The gold is soft,  the engraving  indistinct;  three faint runic lines, one standing slightly apart from the other. JH is what you should be able to read. You can't tell now, but maybe, once, it was  like the cursive JH engraved on the silver-plated forks we used every day when I was growing up.

So who was JH? The answer, I thought, was simple: John Hood, my father's maternal grandfather. John Hood, the man that nobody knew anything about. John Hood who moved my grandmother to give his name to one of my uncles and my parents in turn to give me Hood as a middle name. 

He died on the 1st of September 1914, drowned in the Forth and Clyde Canal at Samuel Street Kirkintilloch at 12.30 pm. The death certificate is  precise about the time. It's not quite true that nobody knew anything of him.

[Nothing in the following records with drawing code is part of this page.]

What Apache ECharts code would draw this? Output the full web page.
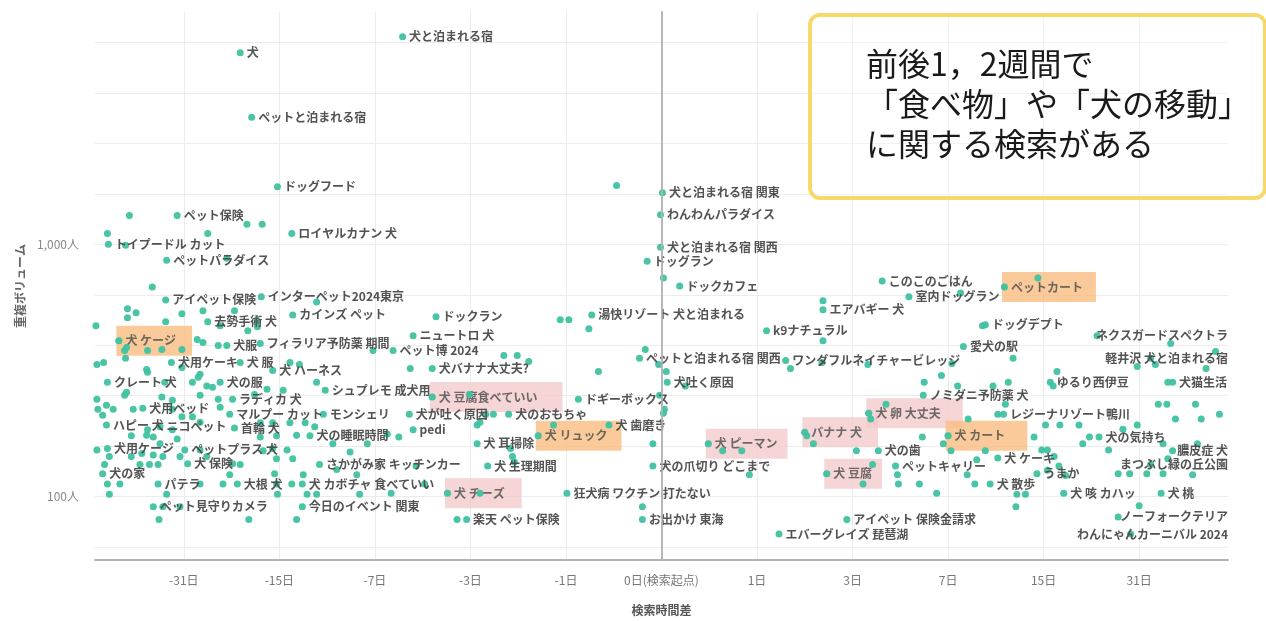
<!DOCTYPE html>
<html><head><meta charset="utf-8">
<script src="https://cdn.jsdelivr.net/npm/echarts@6/dist/echarts.min.js"></script>
<style>html,body{margin:0;padding:0;background:#fff}#c{width:1266px;height:621px}</style>
</head><body><div id="c"></div>
<script>
// Search terms (labels; '' = unlabeled point)
const terms = [
 '犬','犬と泊まれる宿','ペットと泊まれる宿','ドッグフード','','犬と泊まれる宿 関東','わんわんパラダイス','犬と泊まれる宿 関西','ドッグラン','',
 'ドックカフェ','','ペット保険','','','ロイヤルカナン 犬','','','トイプードル カット','',
 'ペットパラダイス','','','アイペット保険','インターペット2024東京','','','','','',
 '','','','去勢手術 犬','','','','カインズ ペット','','',
 '犬 ケージ','','','','','','','','','犬服',
 'フィラリア予防薬 期間','','','ペット博 2024','ドックラン','','','湯快リゾート 犬と泊まれる','','ニュートロ 犬',
 'k9ナチュラル','','','','','ペットと泊まれる宿 関西','犬バナナ大丈夫?','','','',
 '','','犬吐く原因','','犬 豆腐食べていい','','ドギーボックス','犬が吐く原因','',
 '','犬のおもちゃ','','','犬 歯磨き','犬 リュック','','','','',
 'pedi','','犬 耳掃除','','','','犬 ピーマン','','','犬の爪切り どこまで',
 '','犬 生理期間','','','','犬 チーズ','','狂犬病 ワクチン 打たない','','お出かけ 東海',
 '','楽天 ペット保険','エバーグレイズ 琵琶湖','このこのごはん','ペットカート','','室内ドッグラン','','','エアバギー 犬',
 '','ドッグデプト','','愛犬の駅','','ネクスガードスペクトラ','軽井沢 犬と泊まれる宿','','','',
 '','ワンダフルネイチャービレッジ','','','','','','','','',
 '','ゆるり西伊豆','','','犬猫生活','','','ノミダニ予防薬 犬','犬 卵 大丈夫','',
 '','バナナ 犬','','','レジーナリゾート鴨川','','','','','',
 '','犬 カート','','','','','犬の気持ち','','','',
 '犬の歯','','','犬 ケーキ','','','','膿皮症 犬','','',
 '','','','','','','','','','まつぶし緑の丘公園',
 '','','','','','犬 豆腐','','','ペットキャリー','',
 '','','','','','犬 散歩','うまか','','','',
 '犬 咳 カハッ','犬 桃','','','','','','アイペット 保険金請求','ノーフォークテリア','わんにゃんカーニバル 2024',
 '犬用ケーキ','','','','','犬 服','犬 ハーネス','','','',
 '','クレート 犬','','','','','','犬の服','','シュプレモ 成犬用',
 '','','','','','ラディカ 犬','','','','',
 '','','','','','犬用ベッド','','','','',
 '','マルプー カット','モンシェリ','','ハピー 犬','','','','','',
 'ニコペット','','','','首輪 犬','犬の睡眠時間','','','','',
 '','','','','','','','犬用ケージ','','',
 '','','','','','ペットプラス 犬','','','','',
 '','','犬 保険','','','','','犬の家','','',
 '','','','','さかがみ家 キッチンカー','','','','','パテラ',
 '','','大根 犬','','','犬 カボチャ 食べていい','','','','',
 '','','ペット見守りカメラ','','','今日のイベント 関東','','',''
];
// Search time difference on a symmetric log2 scale: sign(d)*log2(|d|+1) (d in days)
const timePos = [
 -4.41,-2.71,-4.29,-4.02,-0.47,0.01,-0.01,-0.01,-0.15,0.02,
 0.19,-5.57,-5.07,-4.34,-4.18,-3.87,-5.80,-4.75,-5.79,-5.61,
 -5.18,-4.55,-5.33,-5.19,-4.19,-3.61,-5.59,-5.50,-5.59,-5.02,
 -4.80,-4.47,-5.19,-4.75,-4.62,-4.23,-4.23,-3.86,-5.92,-4.33,
 -5.68,-5.60,-5.62,-5.38,-5.23,-5.02,-4.86,-4.80,-4.64,-4.55,
 -4.20,-5.61,-3.02,-2.81,-2.36,-1.06,-0.97,-0.73,-0.76,-2.60,
 1.10,-1.65,-1.51,-1.39,-0.17,-0.23,-2.40,-2.63,-0.66,-0.03,
 0.05,-0.02,0.06,0.25,-2.40,-2.01,-0.87,-2.64,-1.84,
 -1.76,-1.60,-1.90,-1.93,-0.55,-1.29,-1.13,0.03,0.02,-0.09,
 -2.60,-2.75,-1.93,-1.58,-1.56,-1.54,0.49,0.64,0.84,-0.09,
 0.92,-1.82,-2.57,-2.48,-2.83,-2.24,-1.90,-0.99,-0.20,-0.20,
 -2.14,-2.04,1.23,2.31,3.59,3.94,2.59,3.13,1.69,1.69,
 3.36,3.39,1.69,3.16,3.68,4.56,5.12,4.98,5.17,5.80,
 5.33,1.30,1.35,1.68,2.16,3.04,2.75,2.93,3.10,3.47,
 3.63,4.07,4.10,4.14,5.35,5.30,5.70,2.74,2.17,2.19,
 2.35,1.50,1.52,1.59,3.58,3.52,3.60,3.21,4.02,4.17,
 4.37,3.00,2.95,3.03,2.73,3.90,4.58,4.48,4.41,4.68,
 2.27,2.04,3.39,3.52,3.98,4.04,4.11,5.35,5.30,5.20,
 5.29,5.59,5.38,5.65,5.84,5.25,5.61,4.98,4.83,5.12,
 4.78,4.90,5.08,5.25,5.56,1.73,2.11,2.21,2.45,2.47,
 2.48,2.70,3.20,3.28,3.30,3.44,3.93,4.04,4.16,4.23,
 4.21,5.23,5.00,2.88,3.72,3.81,3.71,1.94,4.78,4.91,
 -5.13,-5.91,-5.84,-5.39,-5.38,-4.41,-4.07,-3.89,-3.79,-4.83,
 -5.02,-5.80,-5.20,-4.91,-4.85,-4.76,-4.70,-4.62,-3.61,-3.52,
 -5.62,-5.23,-5.12,-4.83,-4.64,-4.49,-4.26,-4.13,-3.96,-5.91,
 -5.90,-5.81,-5.74,-5.53,-5.60,-5.43,-5.12,-5.02,-4.91,-4.83,
 -4.62,-4.52,-3.54,-5.85,-5.81,-4.20,-4.07,-3.89,-3.73,-3.63,
 -5.25,-5.38,-5.32,-5.25,-4.47,-3.68,-3.44,-3.26,-3.08,-2.87,
 -5.55,-5.39,-5.12,-5.07,-4.20,-4.03,-3.82,-5.80,-5.91,-5.78,
 -5.55,-5.44,-5.32,-5.22,-5.04,-4.99,-4.83,-4.17,-4.07,-3.92,
 -3.86,-4.03,-4.96,-4.76,-4.49,-4.41,-4.52,-5.85,-5.83,-5.80,
 -5.67,-5.46,-5.36,-5.27,-3.58,-4.05,-3.75,-3.19,-3.40,-5.27,
 -4.83,-4.59,-4.44,-4.03,-3.87,-3.76,-5.78,-5.18,-4.02,-3.71,
 -3.61,-3.16,-5.32,-5.22,-5.04,-3.76,-5.26,-4.32,-3.82
];
// Overlapping search volume (people)
const volume = [
 5750,6650,3190,1690,1710,1600,1310,973,857,735,
 683,1300,1300,1200,1200,1105,1105,1105,1000,991,
 865,881,677,602,619,591,555,535,511,530,
 545,545,493,493,476,498,471,525,476,454,
 415,390,379,379,383,383,419,408,397,397,
 404,353,379,379,516,502,502,525,463,434,
 454,362,362,343,383,353,322,322,313,334,
 313,252,284,274,248,254,243,212,212,
 212,212,197,192,192,174,192,222,214,162,
 184,172,162,155,144,137,162,152,152,132,
 122,132,132,112,103,103,103,103,91,81,
 81,81,71,715,677,735,619,641,597,550,
 476,480,415,393,353,434,353,328,334,376,
 404,346,322,340,334,337,284,302,274,274,
 284,284,274,313,284,284,322,252,214,203,
 232,180,174,162,212,212,232,203,192,192,
 192,174,162,152,172,172,172,172,162,153,
 152,152,152,142,153,153,144,152,141,232,
 232,232,203,203,212,162,162,192,185,134,
 123,123,123,123,122,123,112,134,132,122,
 112,112,122,112,140,112,123,127,132,121,
 103,103,92,103,102,102,91,81,83,71,
 340,334,340,319,311,340,316,340,334,305,
 325,284,284,284,297,274,271,284,284,264,
 252,248,241,252,243,243,254,266,264,243,
 222,230,222,222,259,224,222,207,207,197,
 226,212,212,210,192,196,196,196,196,189,
 189,184,172,162,187,174,162,150,162,177,
 174,175,184,169,172,174,175,155,153,144,
 144,148,146,144,144,153,153,152,155,153,
 141,141,135,144,135,134,122,123,134,112,
 112,134,134,134,134,123,122,122,128,112,
 112,112,112,112,112,112,102,102,102,102,
 102,102,91,91,91,91,81,81,81
];
const orangeTerms = ['犬 ケージ','ペットカート','犬 リュック','犬 カート'];
const pinkTerms = ['犬 豆腐食べていい','犬 チーズ','犬 ピーマン','バナナ 犬','犬 卵 大丈夫','犬 豆腐'];
const xTickPos = [-5,-4,-3,-2,-1,0,1,2,3,4,5];
const xTickLabels = ['-31日','-15日','-7日','-3日','-1日','0日(検索起点)','1日','3日','7日','15日','31日'];
const yLabelVolumes = [100, 1000];
const yLabelTexts = ['100人','1,000人'];
const timeRange = [-5.93, 5.93];
const volumeRange = [56, 8343];
const noteText = '前後1，2週間で\n「食べ物」や「犬の移動」\nに関する検索がある';

const FONT = '"Noto Sans CJK JP","Noto Sans",sans-serif';
const DOT = '#3fc2a0';
const W = 1266, GRID = {left: 95, right: 38, top: 12, bottom: 56};
const RIGHT_EDGE = W - GRID.right;
// extra right padding of the highlight boxes (hand-drawn widths in the original)
const boxPadRight = {'犬 ケージ': 16, 'ペットカート': 13, '犬 リュック': 14, '犬 カート': 22,
  '犬 豆腐食べていい': 25, '犬 チーズ': 17, '犬 ピーマン': 10, 'バナナ 犬': 16, '犬 卵 大丈夫': 22, '犬 豆腐': 10};

if (terms.length !== timePos.length || terms.length !== volume.length) {
  console.error('length mismatch', terms.length, timePos.length, volume.length);
}

// grid lines every 0.2 decade on the log volume axis
const yGridLog = [];
for (let k = Math.ceil(Math.log10(volumeRange[0]) * 5); k <= Math.floor(Math.log10(volumeRange[1]) * 5); k++) yGridLog.push(k / 5);

const isHi = n => orangeTerms.includes(n) || pinkTerms.includes(n);
const mainData = terms.map((n, i) => ({
  name: n, value: [timePos[i], Math.log10(volume[i])],
  label: {show: n !== '' && !isHi(n)}
}));
const hiData = [];
terms.forEach((n, i) => {
  if (isHi(n)) hiData.push({
    name: n, value: [timePos[i], Math.log10(volume[i])],
    label: {backgroundColor: orangeTerms.includes(n) ? '#f9bd82' : '#f3cbcb',
      padding: [9, boxPadRight[n] || 16, 9, 9]}
  });
});

const chart = echarts.init(document.getElementById('c'), null, {renderer: 'canvas'});
chart.setOption({
  animation: false,
  backgroundColor: '#fff',
  textStyle: {fontFamily: FONT},
  grid: GRID,
  xAxis: {
    type: 'value', min: timeRange[0], max: timeRange[1],
    name: '検索時間差', nameLocation: 'middle', nameGap: 44,
    nameTextStyle: {fontSize: 12, color: '#555', fontWeight: 'bold', fontFamily: FONT},
    axisLine: {show: true, onZero: false, lineStyle: {color: '#b3b3b3', width: 2}},
    axisTick: {show: false, customValues: xTickPos},
    axisLabel: {customValues: xTickPos, margin: 14, color: '#777', fontSize: 12, fontFamily: FONT,
      formatter: v => xTickLabels[xTickPos.indexOf(Math.round(v))] || ''},
    splitLine: {show: true, lineStyle: {color: '#ececec', width: 1}}
  },
  yAxis: {
    type: 'value', min: Math.log10(volumeRange[0]), max: Math.log10(volumeRange[1]),
    name: '重複ボリューム', nameLocation: 'middle', nameGap: 68,
    nameTextStyle: {fontSize: 12, color: '#666', fontWeight: 'bold', fontFamily: FONT},
    axisLine: {show: true, lineStyle: {color: '#b3b3b3', width: 2}},
    axisTick: {show: false, customValues: yGridLog},
    axisLabel: {customValues: yLabelVolumes.map(v => Math.log10(v)), margin: 16, color: '#888', fontSize: 12, fontFamily: FONT,
      formatter: v => {
        const i = yLabelVolumes.findIndex(t => Math.abs(Math.log10(t) - v) < 1e-6);
        return i >= 0 ? yLabelTexts[i] : '';
      }},
    splitLine: {show: true, lineStyle: {color: '#ececec', width: 1}}
  },
  series: [
    {
      type: 'scatter', z: 1, data: hiData, symbolSize: 7,
      itemStyle: {color: DOT},
      label: {show: true, position: 'right', distance: -6, padding: [9, 16, 9, 9],
        formatter: '{b}', fontSize: 12, fontWeight: 'bold', color: '#4a4a4a', fontFamily: FONT}
    },
    {
      type: 'scatter', z: 2, data: mainData, symbolSize: 7,
      itemStyle: {color: DOT, opacity: 0.95},
      label: {position: 'right', distance: 3, formatter: '{b}', fontSize: 12, fontWeight: 'bold',
        color: '#4a4a4a', fontFamily: FONT},
      labelLayout: function (p) {
        if (!p.text) return {};
        const r = p.labelRect;
        const over = r.x + r.width - RIGHT_EDGE;
        return over > 0 ? {dx: -over} : {};
      },
      markLine: {
        silent: true, symbol: 'none', label: {show: false},
        lineStyle: {color: '#b8b8b8', width: 1.5, type: 'solid'},
        data: [{xAxis: 0}]
      }
    }
  ],
  graphic: [
    {type: 'rect', left: 808, top: 13, z: 100,
      shape: {width: 455, height: 183, r: 10},
      style: {fill: 'rgba(255,255,255,0.3)', stroke: '#f7d86a', lineWidth: 4}},
    {type: 'text', left: 866, top: 44, z: 101,
      style: {text: noteText, font: '32px "Noto Sans CJK JP"', fill: '#1a1a1a', lineHeight: 40}}
  ]
});
</script>
</body></html>
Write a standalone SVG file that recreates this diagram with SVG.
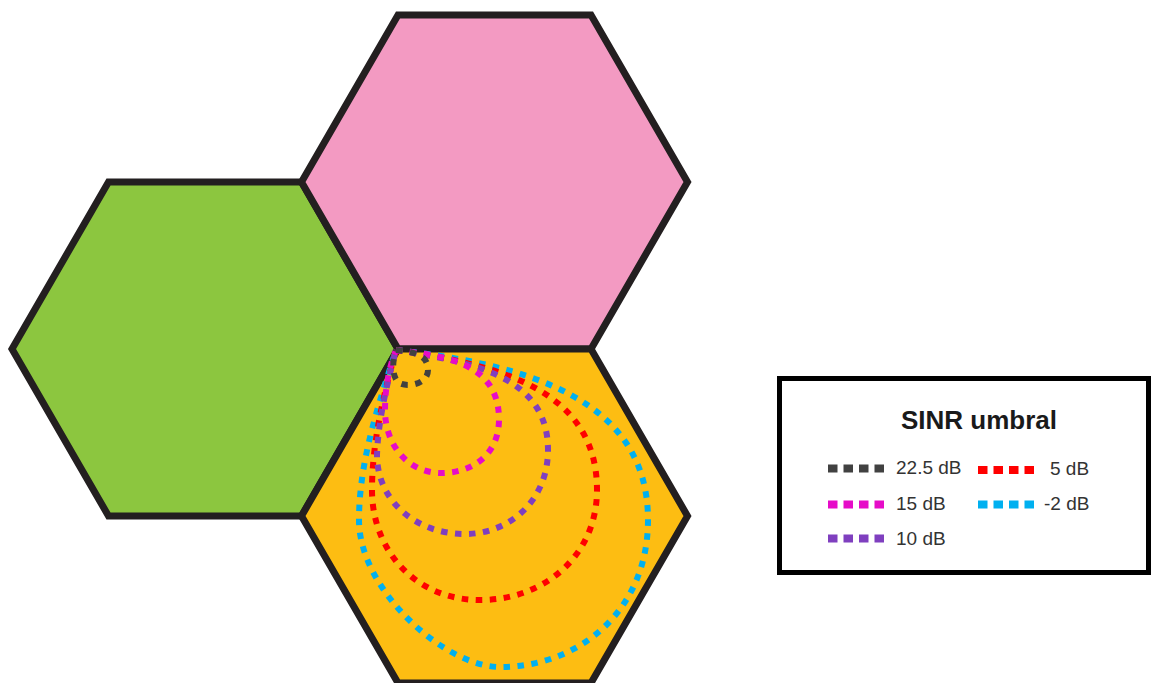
<svg xmlns="http://www.w3.org/2000/svg" width="1151" height="683" viewBox="0 0 1151 683">
<style>
.hex{stroke:#231f20;stroke-width:7;stroke-linejoin:miter}
.c{fill:none;stroke-width:6;stroke-dasharray:6.5 7.5}
.lg{fill:none;stroke-width:8;stroke-dasharray:9.5 6}
.t{font-family:"Liberation Sans",Arial,sans-serif;fill:#333333;font-size:19px}
.title{font-family:"Liberation Sans",Arial,sans-serif;fill:#1a1a1a;font-size:26px;font-weight:bold}
.g{stroke:#414141}.m{stroke:#e60cc8}.p{stroke:#7f3fbf}.r{stroke:#ff0000}.b{stroke:#00b0f0}
</style>
<rect width="1151" height="683" fill="#ffffff"/>
<g id="hex-green"><polygon class="hex" fill="#8cc63f" points="12,349 108.5,182 301.5,182 398,349 301.5,516 108.5,516"/></g>
<g id="hex-pink"><polygon class="hex" fill="#f39ac2" points="301.5,182 398,15 591,15 687.5,182 591,349 398,349"/></g>
<g id="hex-orange"><polygon class="hex" fill="#fdbd12" points="301.5,516 398,349 591,349 687.5,516 591,683 398,683"/></g>
<g id="connectors">
<path class="c b" d="M396,350 C530,365 648,400 648,520 C648,610 580,667 500,667 C445,667 359,590 359,520 C359,460 380,400 396,350"/>
<path class="c r" d="M396,350 C500,365 597,390 597,490 C597,555 545,600 480,600 C415,600 372,550 372,490 C372,440 385,390 396,350"/>
<path class="c p" d="M396,350 C470,362 548,375 548,450 C548,500 510,534 465,534 C415,534 377,500 377,455 C378,420 388,380 396,350"/>
<path class="c m" d="M396,350 C440,356 497,360 499,417 C500,455 472,473 441,473 C408,473 385,445 385,410 C385,385 390,365 396,350"/>
<path class="c g" d="M396,350 C415,352 428,355 428,370 C428,385 405,388 398,382 C392,376 392,362 396,350"/>
</g>
<g id="legend">
<rect x="779.5" y="378.5" width="369" height="194" fill="#ffffff" stroke="#000000" stroke-width="5"/>
<text class="title" x="979" y="429" text-anchor="middle">SINR umbral</text>
<line class="lg g" x1="828" y1="468.5" x2="884" y2="468.5"/>
<text class="t" x="896" y="474">22.5 dB</text>
<line class="lg m" x1="828" y1="504.5" x2="884" y2="504.5"/>
<text class="t" x="896" y="510">15 dB</text>
<line class="lg p" x1="828" y1="538.5" x2="884" y2="538.5"/>
<text class="t" x="896" y="545">10 dB</text>
<line class="lg r" x1="978" y1="470" x2="1034" y2="470"/>
<text class="t" x="1050" y="475">5 dB</text>
<line class="lg b" x1="978" y1="504.5" x2="1034" y2="504.5"/>
<text class="t" x="1044" y="510">-2 dB</text>
</g>
</svg>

My great aunt Kitty was 11 when he died, she must have had some memories. My grandmother  was only 5 and her brother Willie just 3; they can't have remembered much. I certainly never heard any of them  mention him.

In 1891 he was a house painter and that is how he is described in all the records that relate to his life and death, sometimes with the qualification: journeyman.  Journeyman, a skilled man, someone who knew his craft. Perhaps a ragged trousered philanthropist.

Why did he fall into the canal? At midday drink seems unlikely. Despair?  Trying to save a child? Rescuing a drowning puppy? Nobody knows. A senseless death.

I took my ring off and did something I'd never done before, examined the hallmark. Nine carat gold, hallmarked in Birmingham in 1848, the year of revolution.  I'm totally wrong. This is not John Hood's ring after all. Like me he inherited it. Its first owner was another John Hood, the John Hood that was my 3rd great-grandfather.

This John Hood was born in 1809 in Kinnoull on the banks of the Tay. In 1837, at the age of 28 he married Julia Mitchell of Glenisla who was 25 and by the early 1840s they had settled nearby in Coupar Angus. Julia Mitchell, another thread of continuity. In 1939 my aunt was given these names.

John is described  in the 1841 census return as a watchmaker. What I'm wearing must have been his signet ring. I always assumed watchmakers would  need slim and nimble fingers to assemble  intricate mechanisms.  If John wore this ring on his left pinkie his fingers were not slim. I couldn't wear it there, it would slip off immediately and so, like my father, I wear it on my ring finger.

In my end is my beginning. Let's see where it takes us.